Un acte de naissance en bonne et due forme ?

«C’est un raciste, qui se voit en redresseur social des torts…», tempêtait mardi matin l’intellectuel Glen Beck sur Fox News. Barack Obama devrait se garder d’une approche trop stéréotypée sur la police, a renchéri l’ancien officier du FBI, Steven Rogers. Dans le camp conservateur à l’affût, les soupçons fusent. C’est d’ailleurs dans ce même réservoir idéologique blanc sur la défensive qu’a récemment fleuri l’idée selon laquelle Barack Obama, né à Hawaï, n’aurait pas un certificat de naissance en bonne et due forme et ne pourrait donc être président des États-Unis…

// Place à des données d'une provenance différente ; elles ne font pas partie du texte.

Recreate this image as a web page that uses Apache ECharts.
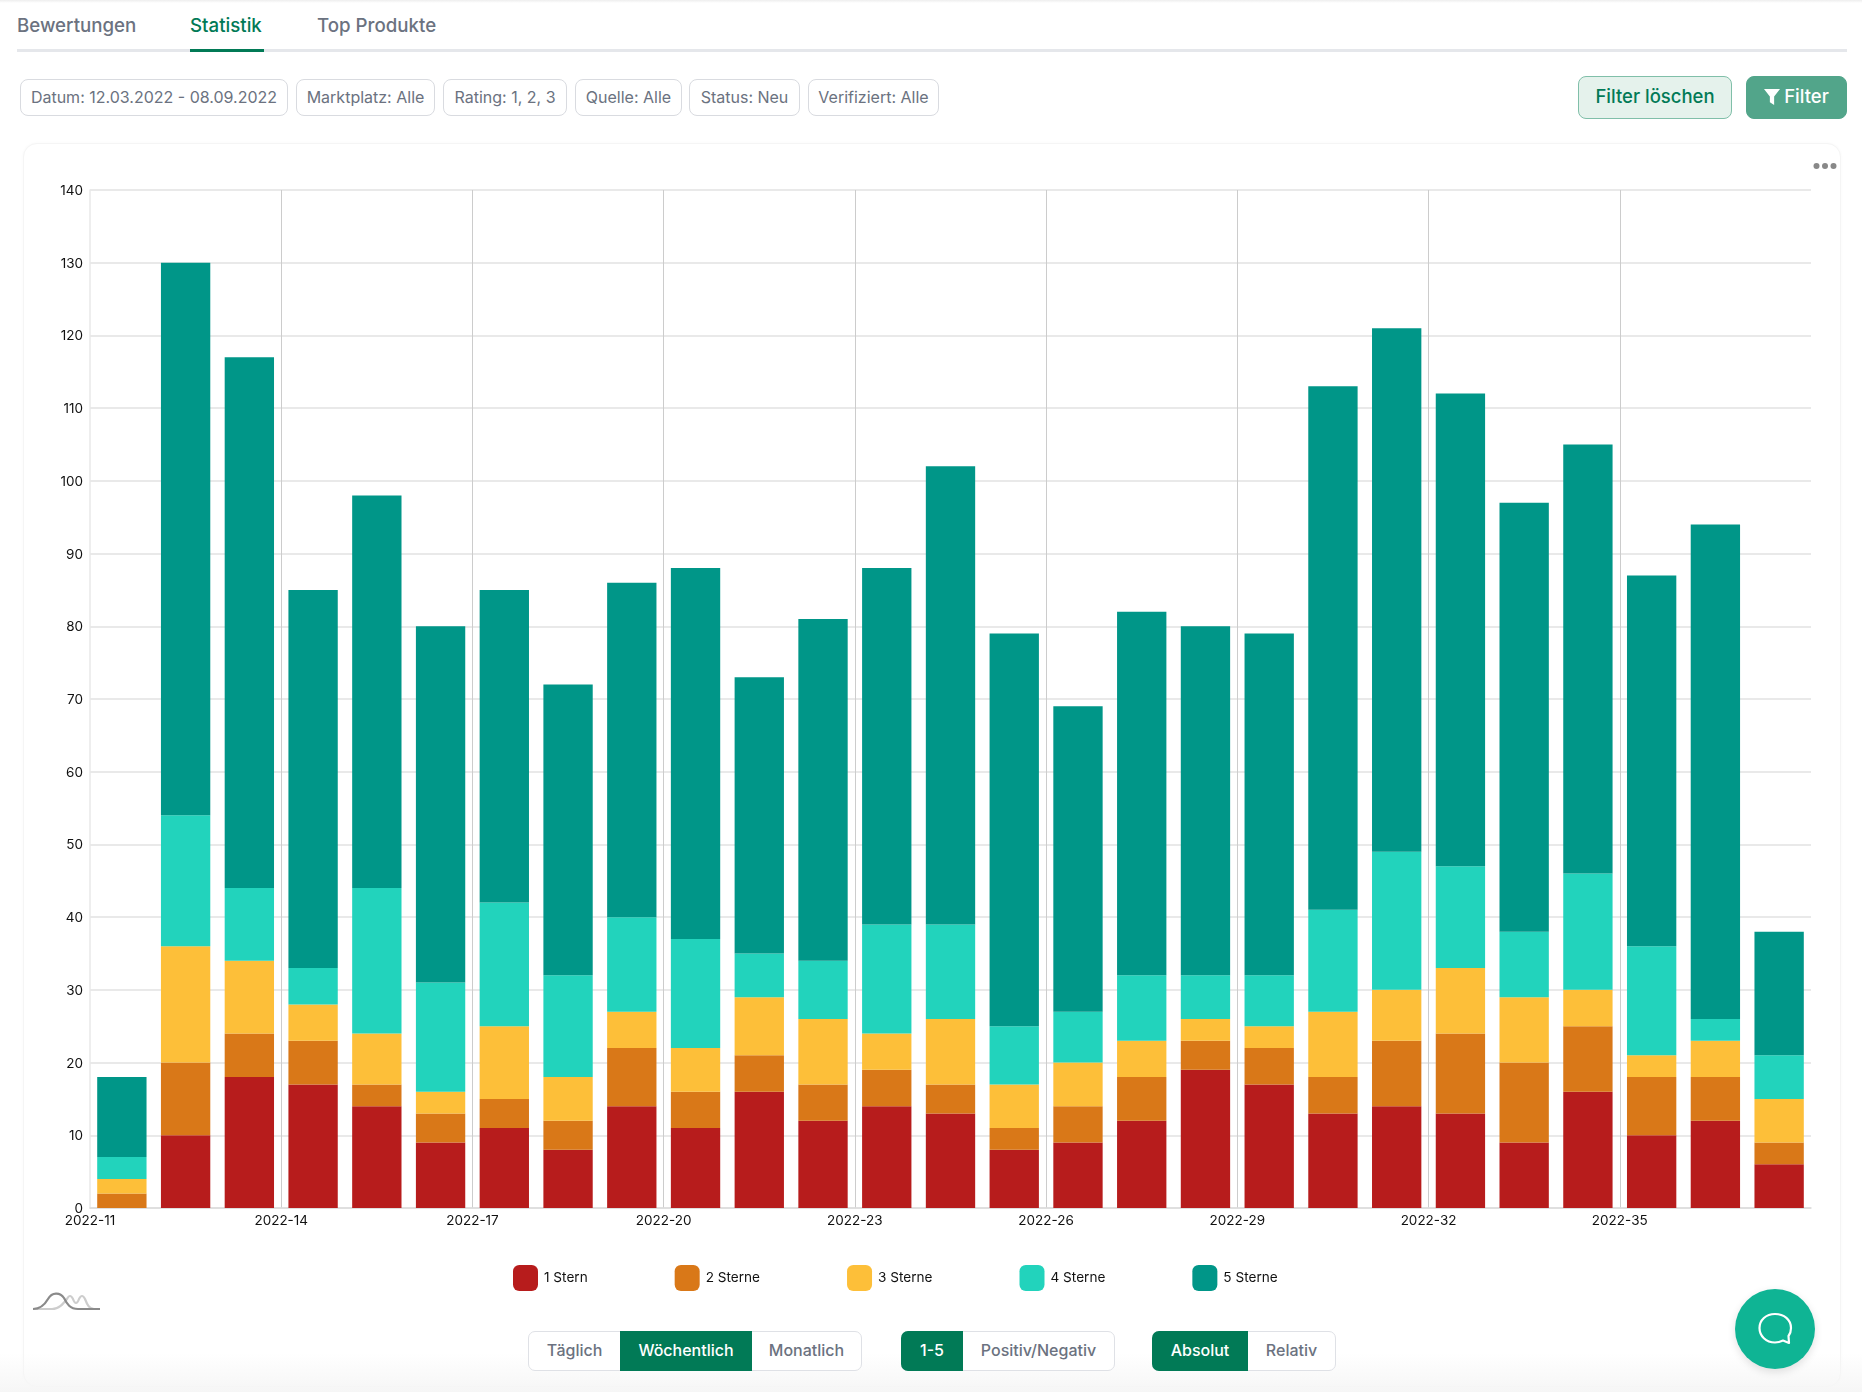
<!DOCTYPE html>
<html lang="de">
<head>
<meta charset="utf-8">
<title>Statistik</title>
<script src="https://cdn.jsdelivr.net/npm/echarts@6/dist/echarts.min.js"></script>
<style>
    html, body { margin: 0; padding: 0; width: 1862px; height: 1392px; overflow: hidden; background: #fff; font-family: Inter, sans-serif; }
    body { position: relative; }
    .abs { position: absolute; box-sizing: border-box; }
    #top-shadow { left: 0; top: 0; width: 1862px; height: 3px; background: linear-gradient(#eee, #fff); }
    #bottom-fade { left: 0; top: 1353px; width: 1862px; height: 39px; background: linear-gradient(rgba(246,246,246,0), #f6f6f6); }
    #tab-line { left: 17px; top: 49px; width: 1830px; height: 3px; background: #e5e7eb; }
    #tab-active { left: 190px; top: 49px; width: 74px; height: 3px; background: #017a56; }
    .tab { top: 14px; font-size: 18.7px; font-weight: 500; line-height: 24px; color: #6b7280; white-space: nowrap; }
    .tab.on { color: #017a56; }
    .chip { top: 79px; height: 37px; border: 1px solid #d9dbe0; border-radius: 8px; font-size: 16px; line-height: 35px; text-align: center; color: #6b7280; white-space: nowrap; }
    .btn { top: 76px; height: 43px; border-radius: 8px; font-size: 18.5px; font-weight: 500; line-height: 39px; text-align: center; white-space: nowrap; }
    #btn-clear { left: 1578px; width: 154px; background: #e5f2ec; border: 1px solid #80bfa9; color: #017a56; }
    #btn-filter { left: 1746px; width: 101px; background: #52a58a; border: 1px solid #52a58a; color: #fff; }
    #btn-filter svg { vertical-align: -2px; margin-right: 4px; }
    #card { left: 23px; top: 143px; width: 1818px; height: 1244px; background: #fff; border: 1px solid #f5f5f5; border-radius: 14px; box-shadow: 0 0 3px rgba(0,0,0,0.03); }
    #chart { left: 23px; top: 143px; width: 1818px; height: 1180px; }
    .group { top: 1331px; height: 40px; border: 1px solid #dfe1e6; border-radius: 7px; background: #fff; display: flex; }
    .group div { font-size: 16px; font-weight: 500; line-height: 36px; text-align: center; color: #6b7280; white-space: nowrap; }
    .group div.on { background: #017a56; color: #fff; margin: -1px 0; height: 40px; line-height: 38px; }
    .group div.first { margin-left: -1px; border-radius: 7px 0 0 7px; }
    #chat { left: 1735px; top: 1289px; width: 80px; height: 80px; border-radius: 50%; background: #0fb494; box-shadow: 0 3px 8px rgba(0,0,0,0.12); }
</style>
</head>
<body>
<div class="abs" id="top-shadow"></div>

<div class="abs tab" style="left:17px">Bewertungen</div>
<div class="abs tab on" style="left:190px">Statistik</div>
<div class="abs tab" style="left:317px">Top Produkte</div>
<div class="abs" id="tab-line"></div>
<div class="abs" id="tab-active"></div>

<div class="abs chip" style="left:20px;width:268px">Datum: 12.03.2022 - 08.09.2022</div>
<div class="abs chip" style="left:296px;width:139px">Marktplatz: Alle</div>
<div class="abs chip" style="left:443px;width:124px">Rating: 1, 2, 3</div>
<div class="abs chip" style="left:575px;width:107px">Quelle: Alle</div>
<div class="abs chip" style="left:689px;width:111px">Status: Neu</div>
<div class="abs chip" style="left:808px;width:131px">Verifiziert: Alle</div>

<div class="abs btn" id="btn-clear">Filter löschen</div>
<div class="abs btn" id="btn-filter"><svg width="16" height="16" viewBox="0 0 15 15"><path d="M0 0H15L9.500 7V15L5.500 12.500V7Z" fill="#fff"/></svg>Filter</div>

<div class="abs" id="card"></div>
<div class="abs" id="chart"></div>
<div class="abs" id="bottom-fade"></div>

<svg class="abs" style="left:1812px;top:160px" width="26" height="12" viewBox="0 0 26 12">
    <circle cx="4.5" cy="6" r="3" fill="#888"/><circle cx="13" cy="6" r="3" fill="#888"/><circle cx="21.5" cy="6" r="3" fill="#888"/>
</svg>

<svg class="abs" style="left:32px;top:1290px" width="70" height="24" viewBox="0 0 70 24">
    <path d="M1 19L20 19C27 19 31 14 35 9C37 5 39 5 41 9C42 12 43 13 44 13C45 13 46 12 47 9C49 5 51 5 53 9C55 14 57 19 62 19L68 19" fill="none" stroke="#cdcdcd" stroke-width="2.200"/>
    <path d="M1 19C8 19 12 16 16 9C20 2 28 2 32 8C35 14 38 19 46 19L68 19" fill="none" stroke="#8a8a8a" stroke-width="2.200"/>
</svg>

<div class="abs group" style="left:528px;width:334px">
    <div style="width:91px">Täglich</div><div class="on" style="width:132px">Wöchentlich</div><div style="width:109px">Monatlich</div>
</div>
<div class="abs group" style="left:901px;width:214px">
    <div class="on first" style="width:62px">1-5</div><div style="width:151px">Positiv/Negativ</div>
</div>
<div class="abs group" style="left:1152px;width:184px">
    <div class="on first" style="width:96px">Absolut</div><div style="width:87px">Relativ</div>
</div>

<div class="abs" id="chat">
    <svg width="80" height="80" viewBox="0 0 80 80">
        <path d="M40 25C49 25 56 30.500 56 39C56 43 55 45 53.500 47L54 54L48 51.500C45 53 43 53.500 40 53.500C31 53.500 24.500 47 24.500 39C24.500 31 31 25 40 25Z" fill="none" stroke="#fff" stroke-width="2.200" stroke-linejoin="round"/>
    </svg>
</div>

<script>
    // kalenderwochen
    var weeks = ["2022-11", "2022-12", "2022-13", "2022-14", "2022-15", "2022-16", "2022-17", "2022-18", "2022-19",
        "2022-20", "2022-21", "2022-22", "2022-23", "2022-24", "2022-25", "2022-26", "2022-27", "2022-28",
        "2022-29", "2022-30", "2022-31", "2022-32", "2022-33", "2022-34", "2022-35", "2022-36", "2022-37"];
    var seriesNames = ["1 Stern", "2 Sterne", "3 Sterne", "4 Sterne", "5 Sterne"];
    var seriesColors = ["#b71c1c", "#d97818", "#fdbf39", "#22d3bc", "#009688"];

    var stars1 = [0, 10, 18, 17, 14, 9, 11, 8, 14, 11, 16, 12, 14, 13, 8, 9, 12, 19, 17, 13, 14, 13, 9, 16, 10, 12, 6];
    var stars2 = [2, 10, 6, 6, 3, 4, 4, 4, 8, 5, 5, 5, 5, 4, 3, 5, 6, 4, 5, 5, 9, 11, 11, 9, 8, 6, 3];
    var stars3 = [2, 16, 10, 5, 7, 3, 10, 6, 5, 6, 8, 9, 5, 9, 6, 6, 5, 3, 3, 9, 7, 9, 9, 5, 3, 5, 6];
    var stars4 = [3, 18, 10, 5, 20, 15, 17, 14, 13, 15, 6, 8, 15, 13, 8, 7, 9, 6, 7, 14, 19, 14, 9, 16, 15, 3, 6];
    var stars5 = [11, 76, 73, 52, 54, 49, 43, 40, 46, 51, 38, 47, 49, 63, 54, 42, 50, 48, 47, 72, 72, 65, 59, 59, 51, 68, 17];
    var seriesValues = [stars1, stars2, stars3, stars4, stars5];

    var chart = echarts.init(document.getElementById("chart"));

    var series = seriesNames.map(function(name, i) {
        return {
            name: name,
            type: "bar",
            stack: "total",
            xAxisIndex: 0,
            yAxisIndex: 0,
            barCategoryGap: "22.6%",
            itemStyle: { color: seriesColors[i] },
            data: seriesValues[i]
        };
    });

    chart.setOption({
        animation: false,
        textStyle: { fontFamily: "Inter" },
        legend: {
            left: 490,
            top: 1122,
            padding: 0,
            itemWidth: 25,
            itemHeight: 26,
            itemGap: 87,
            icon: "roundRect",
            textStyle: { fontSize: 13.6, color: "#111", padding: [0, 0, 0, 1] },
            data: seriesNames
        },
        grid: { left: 67, top: 47, width: 1721, height: 1018 },
        xAxis: [{
            // traegt die balken, ohne eigene beschriftung
            type: "category",
            data: weeks,
            axisLine: { show: false },
            axisTick: { show: false },
            axisLabel: { show: false },
            splitLine: { show: false }
        }, {
            // beschriftung und raster sitzen auf den bandgrenzen
            type: "value",
            position: "bottom",
            min: 0,
            max: weeks.length,
            interval: 3,
            axisLine: { show: true, lineStyle: { color: "#dcdcdc", width: 1.5 } },
            axisTick: { show: false },
            axisLabel: {
                fontSize: 13.5,
                color: "#111",
                margin: 6,
                showMaxLabel: false,
                formatter: function(val) {
                    return weeks[val] || "";
                }
            },
            splitLine: { show: true, showMinLine: false, showMaxLine: false, lineStyle: { color: "#cccccc", width: 1 } }
        }],
        yAxis: {
            type: "value",
            min: 0,
            max: 140,
            interval: 10,
            axisLine: { show: true, lineStyle: { color: "#e8e8e8", width: 1.5 } },
            axisTick: { show: false },
            axisLabel: { fontSize: 13.5, color: "#111", margin: 7, verticalAlign: "top", padding: [-6, 0, 0, 0] },
            splitLine: { lineStyle: { color: "#e2e2e2", width: 1.5 } }
        },
        series: series
    });
</script>
</body>
</html>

En soutenant Gates, qu’il connaît bien, Barack Obama a touché à  «cette intersection puissante de la classe et de la race» qui a transformé Sarah Palin «en objet de culte» de la classe ouvrière blanche exaspérée par l’élitisme politiquement correct de la côte est et ouest, avertit l’éditorialiste Edward Luce, du Financial Times.

Le verre de la réconciliation

Flairant le danger, alors qu’il tente de concentrer ses efforts sur le dossier majeur de la réforme de la santé, Barack Obama a décidé de réunir le professeur Gates et le sergent Crowley à la Maison-Blanche demain autour d’une bière, histoire de noyer la polé mique.

Le nouveau locataire de la Maison-Blanche est bien placé pour savoir que la réalité raciale et la manière dont elle est perçue continuent de diviser en profondeur la société américaine, représentant un piège politique potentiel. Selon un sondage de l’Institut Rasmussen, trois électeurs noirs sur quatre pensent que la police traite de manière injuste les Noirs. Seulement un Blanc sur cinq est d’accord. «Nous avons fait un gros travail pour améliorer l’approche de la police vis-à-vis des minorités, a confié à USA Today le chef de la police de Los Angeles Wilson Bratton. Mais on n’a pas besoin de triturer longtemps la cicatrice pour ouvrir la plaie.»